In the first session, "The Nature of the Cosmos," Vera Rubin, an astrophysicist at the Carnegie Institution of Washington, D.C., got things rolling with a whopper: "What is the universe made of?" In the 1970s, Rubin's measurements of rotating galaxies stunned physicists and forced them to conclude that the universe contains about 10 times as much mass as astronomers can see. Today, scientists still don't know what that "dark matter" is. Another major stumper was posed by S. James Gates, a string theorist at the University of Maryland, College Park. He wondered how scientists would fit all the forces of nature into a single mathematical framework. Answers may come from observatories being built to detect gravitational waves. And information theorist Neil Gershenfeld of Massachusetts Institute of Technology in Cambridge asked about the limits of conventional computing. "The interesting question," he said, "is not how physics limits computing, but how computing limits physics." Not only can computers transform research in still-unimagined ways, Gershenfeld predicted, but their powers of "digital fabrication" can help draw ordinary people around the world into the scientific process.

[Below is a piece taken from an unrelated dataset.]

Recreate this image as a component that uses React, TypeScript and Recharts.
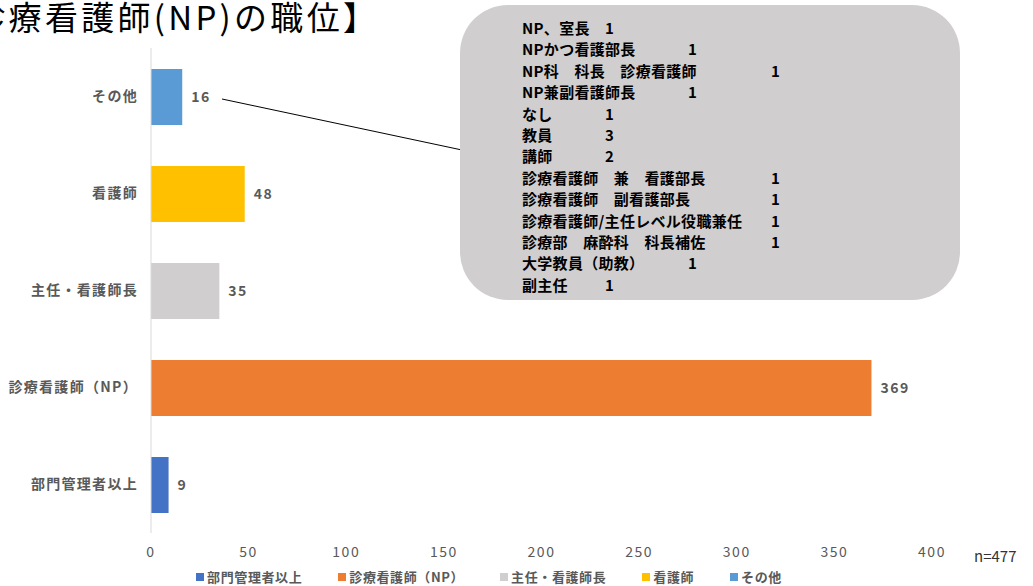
import React from "react";
import { BarChart, Bar, XAxis, YAxis, Legend, LabelList } from "recharts";

const categories = ["その他", "看護師", "主任・看護師長", "診療看護師（NP）", "部門管理者以上"];
const seriesNames = ["部門管理者以上", "診療看護師（NP）", "主任・看護師長", "看護師", "その他"];
const seriesValues = [9, 369, 35, 48, 16];
const seriesColors = ["#4472C4", "#ED7D31", "#D0CECE", "#FFC000", "#5B9BD5"];
const xTicks = [0, 50, 100, 150, 200, 250, 300, 350, 400];

const otherLabels = [
  "NP、室長",
  "NPかつ看護部長",
  "NP科　科長　診療看護師",
  "NP兼副看護師長",
  "なし",
  "教員",
  "講師",
  "診療看護師　兼　看護部長",
  "診療看護師　副看護部長",
  "診療看護師/主任レベル役職兼任",
  "診療部　麻酔科　科長補佐",
  "大学教員（助教）",
  "副主任",
];
const otherCounts = [1, 1, 1, 1, 1, 3, 2, 1, 1, 1, 1, 1, 1];

const FONT = '"Noto Sans CJK JP", "Noto Sans", sans-serif';

// one row per category, each series only fills its own row
const data = categories.map((cat) => {
  const row: Record<string, string | number | null> = { cat };
  seriesNames.forEach((s, i) => {
    row[s] = s === cat ? seriesValues[i] : null;
  });
  return row;
});

const ValueLabel = (props: any) => {
  const { x, y, width, height, value } = props;
  if (value === null || value === undefined) return null;
  return (
    <text
      x={x + width + 9}
      y={y + height / 2}
      dy={5}
      fill="#595959"
      fontSize={14}
      fontWeight={700}
      fontFamily={FONT}
      letterSpacing={1.5}
    >
      {value}
    </text>
  );
};

// legend in series order (recharts reverses it for vertical stacks)
const LegendContent = () => (
  <div style={{ display: "flex", justifyContent: "center", paddingLeft: 40, gap: 36 }}>
    {seriesNames.map((s, i) => (
      <div key={s} style={{ display: "flex", alignItems: "center", gap: 3 }}>
        <span style={{ width: 8, height: 8, background: seriesColors[i], display: "inline-block" }} />
        <span style={{ color: "#595959", fontSize: 13, fontWeight: 700, letterSpacing: 0.6 }}>{s}</span>
      </div>
    ))}
  </div>
);

export default function App() {
  return (
    <div style={{ position: "absolute", left: 0, top: 0, width: 1033, height: 586, background: "#fff", overflow: "hidden", fontFamily: FONT }}>
      <div style={{ position: "absolute", left: -64, top: -8, fontSize: 33, letterSpacing: 3.3, color: "#000", whiteSpace: "nowrap" }}>
        【診療看護師(NP)の職位】
      </div>

      <BarChart
        width={1033}
        height={586}
        data={data}
        layout="vertical"
        margin={{ top: 48, right: 101, bottom: 0, left: 6 }}
        barSize={56}
      >
        <XAxis
          type="number"
          domain={[0, 400]}
          ticks={xTicks}
          axisLine={false}
          tickLine={false}
          tickMargin={8}
          height={35}
          tick={{ fontSize: 14, fill: "#595959", fontFamily: FONT, letterSpacing: 1.5 }}
        />
        <YAxis
          type="category"
          dataKey="cat"
          width={145}
          axisLine={{ stroke: "#D9D9D9" }}
          tickLine={false}
          tickMargin={7}
          tick={{ fontSize: 14, fill: "#595959", fontWeight: 700, fontFamily: FONT, letterSpacing: 1.3 }}
        />
        <Legend verticalAlign="bottom" content={<LegendContent />} wrapperStyle={{ fontFamily: FONT, lineHeight: "18px" }} />
        {seriesNames.map((s, i) => (
          <Bar key={s} dataKey={s} stackId="a" fill={seriesColors[i]} isAnimationActive={false}>
            <LabelList dataKey={s} content={<ValueLabel />} />
          </Bar>
        ))}
      </BarChart>

      <svg style={{ position: "absolute", left: 0, top: 0 }} width={1033} height={586}>
        <line x1={222} y1={99} x2={462} y2={150} stroke="#000" strokeWidth={1} />
      </svg>

      <div
        style={{
          position: "absolute",
          left: 460,
          top: 5,
          width: 500,
          height: 295,
          background: "#D0CECE",
          borderRadius: 48,
          boxSizing: "border-box",
          padding: "12px 0 0 62px",
        }}
      >
        {otherLabels.map((lab, i) => (
          <div
            key={lab}
            style={{ fontSize: 15, fontWeight: 700, color: "#000", lineHeight: "21.4px", whiteSpace: "pre", tabSize: "83px" as any, letterSpacing: 0.3 }}
          >
            {lab + "\t" + otherCounts[i]}
          </div>
        ))}
      </div>

      <div style={{ position: "absolute", left: 974, top: 545, fontSize: 15, color: "#333" }}>n=477</div>
    </div>
  );
}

In the following session, "Memories, Consciousness and Human Life," three neuroscientists tackled the issues that make humans "uniquely human." Michael Gazzaniga of Dartmouth University in Hanover, New Hampshire, said some neuroscientists and philosophers contend that the problem of consciousness is just too hard for the human mind to comprehend--"like a nematode trying to figure out a dog." And we are hardly any better off when it comes to understanding memory, added Mortimer Mishkin of the National Institute of Mental Health (NIMH) in Bethesda, Maryland. How can a person retain the memory of a single event, such as a shopping trip, and retrieve it after a lifetime? Christopher Walsh of Harvard Medical School in Boston said several genes affecting brain development have been identified as "targets of evolutionary selection" and might lead to clues as to how humans got so brainy. But not any time soon: "We hope to have some preliminary answers in the next 25 years," he said.

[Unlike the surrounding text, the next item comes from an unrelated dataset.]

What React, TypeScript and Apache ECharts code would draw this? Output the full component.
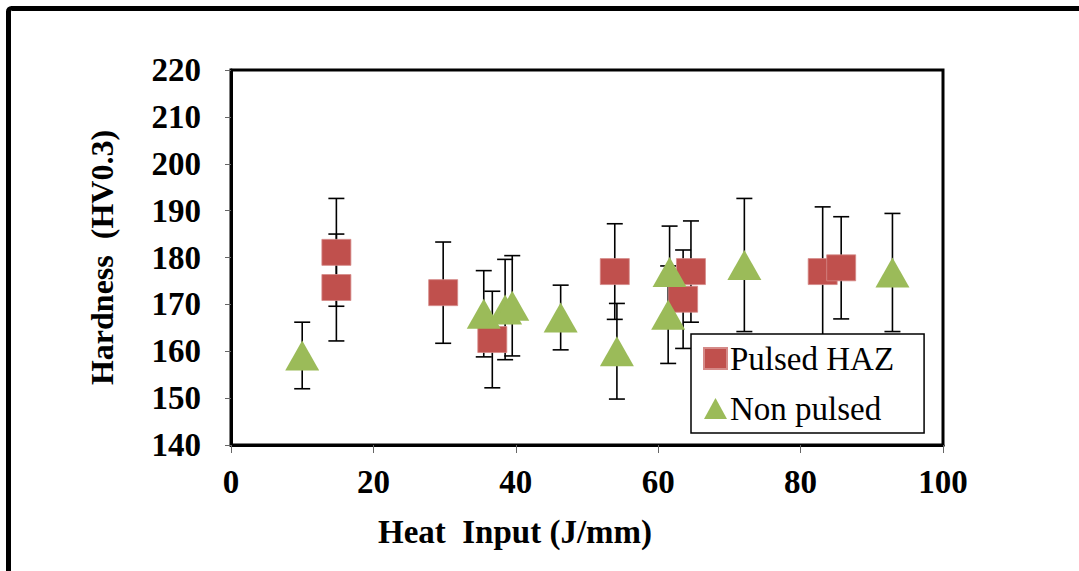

In the third session, "Genes, Proteins, and Disease," four experts put their heads together to point geneticists in a new direction in their quest for causes of disease. It's time to look beyond genes and instead pay more attention to the complex network of gene products--RNAs, proteins, and the macromolecules they form--suggested Marc Vidal of the Dana-Farber Cancer Institute in Boston. Another participant, Kathleen Merikangas of NIMH, pointed out that more than ever before, genes need to be studied in conjunction with environmental factors. Bioinformatics will help researchers make sense of these facets, added Kenneth Buetow of the National Cancer Institute in Bethesda, Maryland. But a word of caution came from Ted Dawson of Johns Hopkins School of Medicine in Baltimore, Maryland, who warned against too much emphasis on assuming genetics always plays a key role in diseases, urging a continued respect for clinical work. In some cases, he said, instead of going from bench to bedside, "we may need to go from bedside to bench."

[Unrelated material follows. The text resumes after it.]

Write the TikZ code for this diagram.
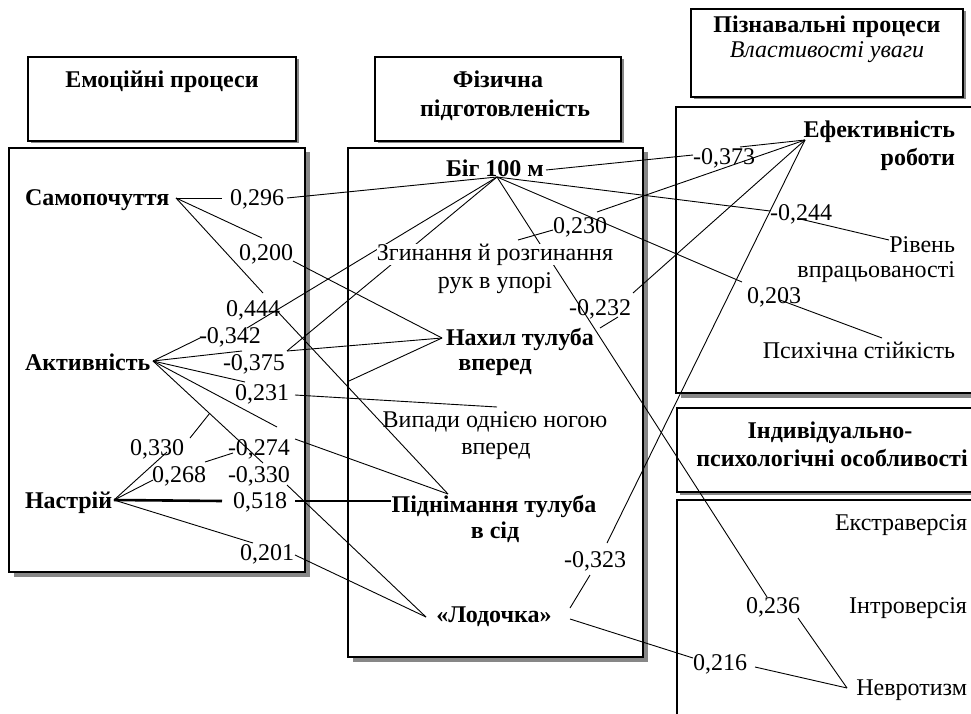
\documentclass[tikz,border=0pt]{standalone}
\usepackage{fontspec}
\setmainfont{Liberation Serif}
\definecolor{shd}{RGB}{135,135,135}
\newcommand\myshbox[5]{%
  \fill[shd] (#1+#5,#2+#5) rectangle (#3+#5,#4+#5);
  \draw[boxline] (#1,#2) rectangle (#3,#4);}
\begin{document}
\begin{tikzpicture}[x=1pt,y=-1pt,
  txt/.style={font=\fontsize{24}{28}\selectfont, inner sep=0pt, outer sep=0pt},
  bt/.style={font=\fontsize{24}{28}\selectfont\bfseries, inner sep=0pt, outer sep=0pt},
  it/.style={font=\fontsize{24}{28}\selectfont\itshape, inner sep=0pt, outer sep=0pt},
  conn/.style={line width=0.9pt, black},
  boldconn/.style={line width=2.6pt, black},
  boxline/.style={draw=black, line width=1.1pt, fill=white}]
\useasboundingbox (0,0) rectangle (971,714);
\clip (0,0) rectangle (971,714);
\fill[white] (0,0) rectangle (971,714);

% boxes
\myshbox{28}{57}{296}{141}{2.5}
\myshbox{9}{148}{305}{572}{4.5}
\myshbox{375}{57}{621}{141}{2.5}
\myshbox{348}{148}{643}{657}{4.5}
\myshbox{691}{9}{963}{97}{2.5}
\myshbox{676}{107}{1000}{393}{4.5}
\myshbox{677}{408}{1000}{492}{2.5}
\myshbox{677}{500}{1000}{760}{4.5}

% anchor points
\coordinate (S) at (176,198);
\coordinate (A) at (153,361);
\coordinate (N) at (114,500);
\coordinate (s296a) at (222,198); \coordinate (s296b) at (287,198);
\coordinate (s200a) at (262,238); \coordinate (s200b) at (293,261);
\coordinate (s444a) at (263,293); \coordinate (s444b) at (278,312);
\coordinate (a342a) at (200,338); \coordinate (a342b) at (247,328);
\coordinate (a375a) at (242,351); \coordinate (a375b) at (287,351);
\coordinate (a231a) at (245,382); \coordinate (a231b) at (295,395);
\coordinate (a274a) at (277,427); \coordinate (a274b) at (295,439);
\coordinate (a330a) at (263,463); \coordinate (a330b) at (287,485);
\coordinate (n330a) at (167,452); \coordinate (n330b) at (190,438);
\coordinate (n268a) at (153,480); \coordinate (n268b) at (205,462); \coordinate (n268c) at (233,453);
\coordinate (n518a) at (222,501); \coordinate (n518b) at (295,501);
\coordinate (n201a) at (253,543); \coordinate (n201b) at (295,555);
\coordinate (B) at (497,177);  \coordinate (Bm) at (546,170);
\coordinate (Z) at (518,240);  \coordinate (H) at (442,338);
\coordinate (Hl) at (349,381); \coordinate (Hr) at (600,328);
\coordinate (V) at (497,407);  \coordinate (P) at (448,494);
\coordinate (Pl) at (391,501); \coordinate (L) at (426,617);
\coordinate (Lr1) at (570,608); \coordinate (Lr2) at (570,619);
\coordinate (z230a) at (553,230); \coordinate (z230b) at (597,212);
\coordinate (h232a) at (618,317); \coordinate (h232b) at (633,293);
\coordinate (l323a) at (590,575); \coordinate (l323b) at (607,543);
\coordinate (E) at (805,140); \coordinate (R) at (889,240);
\coordinate (Ps) at (882,338); \coordinate (Nv) at (847,688);
\coordinate (b373a) at (693,155); \coordinate (b373b) at (740,147);
\coordinate (b244a) at (770,211); \coordinate (b244b) at (800,219);
\coordinate (b203a) at (742,282); \coordinate (b203b) at (780,300);
\coordinate (b236a) at (767,597); \coordinate (b236b) at (798,618);
\coordinate (l216a) at (693,658); \coordinate (l216b) at (755,667);
\coordinate (J) at (intersection of N--n330a and A--a330a);

% connectors
\draw[conn] (S) -- (s296a); \draw[conn] (s296b) -- (B);
\draw[conn] (S) -- (s200a); \draw[conn] (s200b) -- (H);
\draw[conn] (S) -- (s444a); \draw[conn] (s444b) -- (P);
\draw[conn] (A) -- (a342a); \draw[conn] (a342b) -- (B);
\draw[conn] (A) -- (a375a); \draw[conn] (a375b) -- (H);
\draw[conn] (a375b) -- (B);
\draw[conn] (A) -- (a231a); \draw[conn] (a231b) -- (V);
\draw[conn] (A) -- (a274a); \draw[conn] (a274b) -- (P);
\draw[conn] (A) -- (a330a); \draw[conn] (a330b) -- (L);
\draw[conn] (N) -- (n330a); \draw[conn] (n330b) -- (J);
\draw[conn] (N) -- (n268a); \draw[conn] (n268b) -- (n268c);
\draw[conn] (Hl) -- (H);
\draw[boldconn] (N) -- (n518a); \draw[boldconn] (n518b) -- (Pl);
\draw[conn] (N) -- (n201a); \draw[conn] (n201b) -- (L);
\draw[conn] (Bm) -- (b373a); \draw[conn] (b373b) -- (E);
\draw[conn] (Z) -- (z230a); \draw[conn] (z230b) -- (E);
\draw[conn] (Hr) -- (h232a); \draw[conn] (h232b) -- (E);
\draw[conn] (Lr1) -- (l323a); \draw[conn] (l323b) -- (E);
\draw[conn] (B) -- (b244a); \draw[conn] (b244b) -- (R);
\draw[conn] (B) -- (b203a); \draw[conn] (b203b) -- (Ps);
\draw[conn] (B) -- (b236a); \draw[conn] (b236b) -- (Nv);
\draw[conn] (Lr2) -- (l216a); \draw[conn] (l216b) -- (Nv);

% headers
\node[bt, anchor=base] (hemo) at (162,88) {Емоційні процеси};
\node[bt, anchor=base] (hfiz1) at (498,88) {Фізична};
\node[bt, anchor=base] (hfiz2) at (505,117) {підготовленість};
\node[bt, anchor=base] (hpiz1) at (827,33) {Пізнавальні процеси};
\node[it, anchor=base] (hpiz2) at (827,58) {Властивості уваги};
\node[bt, anchor=base] (hind1) at (830,438) {Індивідуально-};
\node[bt, anchor=base] (hind2) at (832,466) {психологічні особливості};

% left box
\node[bt, anchor=base west] (samo) at (25,205) {Самопочуття};
\node[bt, anchor=base west] (aktiv) at (25,370) {Активність};
\node[bt, anchor=base west] (nastr) at (25,508) {Настрій};
\node[txt, anchor=base west] (l296) at (230,205) {0,296};
\node[txt, anchor=base west] (l200) at (239,260) {0,200};
\node[txt, anchor=base west] (l444) at (226,316) {0,444};
\node[txt, anchor=base west] (l342) at (199,343) {-0,342};
\node[txt, anchor=base west] (l375) at (223,370) {-0,375};
\node[txt, anchor=base west] (l231) at (235,400) {0,231};
\node[txt, anchor=base west] (l330a) at (130,455) {0,330};
\node[txt, anchor=base west] (l274) at (228,455) {-0,274};
\node[txt, anchor=base west] (l268) at (152,482) {0,268};
\node[txt, anchor=base west] (l330b) at (228,482) {-0,330};
\node[txt, anchor=base west] (l518) at (233,508) {0,518};
\node[txt, anchor=base west] (l201) at (240,560) {0,201};

% middle box
\node[bt, anchor=base west] (big) at (446,177) {Біг 100 м};
\node[txt, anchor=base west] (l230) at (553,233) {0,230};
\node[txt, anchor=base, fill=white] (zg1) at (495,260) {Згинання й розгинання};
\node[txt, anchor=base] (zg2) at (495,288) {рук в упорі};
\node[txt, anchor=base west] (l232) at (569,315) {-0,232};
\node[bt, anchor=base west] (nah1) at (446,345) {Нахил тулуба};
\node[bt, anchor=base] (nah2) at (495,370) {вперед};
\node[txt, anchor=base] (vyp1) at (495,427) {Випади однією ногою};
\node[txt, anchor=base] (vyp2) at (496,454) {вперед};
\node[bt, anchor=base] (pid1) at (494,512) {Піднімання тулуба};
\node[bt, anchor=base] (pid2) at (495,538) {в сід};
\node[txt, anchor=base west] (l323) at (564,567) {-0,323};
\node[bt, anchor=base] (lod) at (494,622) {«Лодочка»};

% right boxes
\node[bt, anchor=base east] (ef1) at (955,138) {Ефективність};
\node[bt, anchor=base east] (ef2) at (955,166) {роботи};
\node[txt, anchor=base west] (l373) at (693,165) {-0,373};
\node[txt, anchor=base west] (l244) at (770,220) {-0,244};
\node[txt, anchor=base east] (riv1) at (955,252) {Рівень};
\node[txt, anchor=base east] (riv2) at (955,277) {впрацьованості};
\node[txt, anchor=base west] (l203) at (747,303) {0,203};
\node[txt, anchor=base east] (psy) at (955,358) {Психічна стійкість};
\node[txt, anchor=base east] (ext) at (967,530) {Екстраверсія};
\node[txt, anchor=base west] (l236) at (746,613) {0,236};
\node[txt, anchor=base east] (intr) at (967,613) {Інтроверсія};
\node[txt, anchor=base west] (l216) at (693,670) {0,216};
\node[txt, anchor=base east] (nevr) at (967,695) {Невротизм};
\end{tikzpicture}
\end{document}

In the final discussion of the afternoon, "Sustainable Development," the panel agreed that overall population growth itself isn't going to be the major influence on the state of the world's ecosystems. Rather, as ecologist Stuart Pimm of Duke University in Durham, North Carolina, explained, the greatest change in impact will come from the 1 billion people--think China--whose living standards are poised to rival those of North Americans. Cheap and clean energy won't necessarily obviate the impact, noted James Salzman of Duke University Law School in Durham, because other problems such as habitat destruction would remain. The big challenge will be how to deal with the interaction of multiple threats, said William Clark of Harvard University.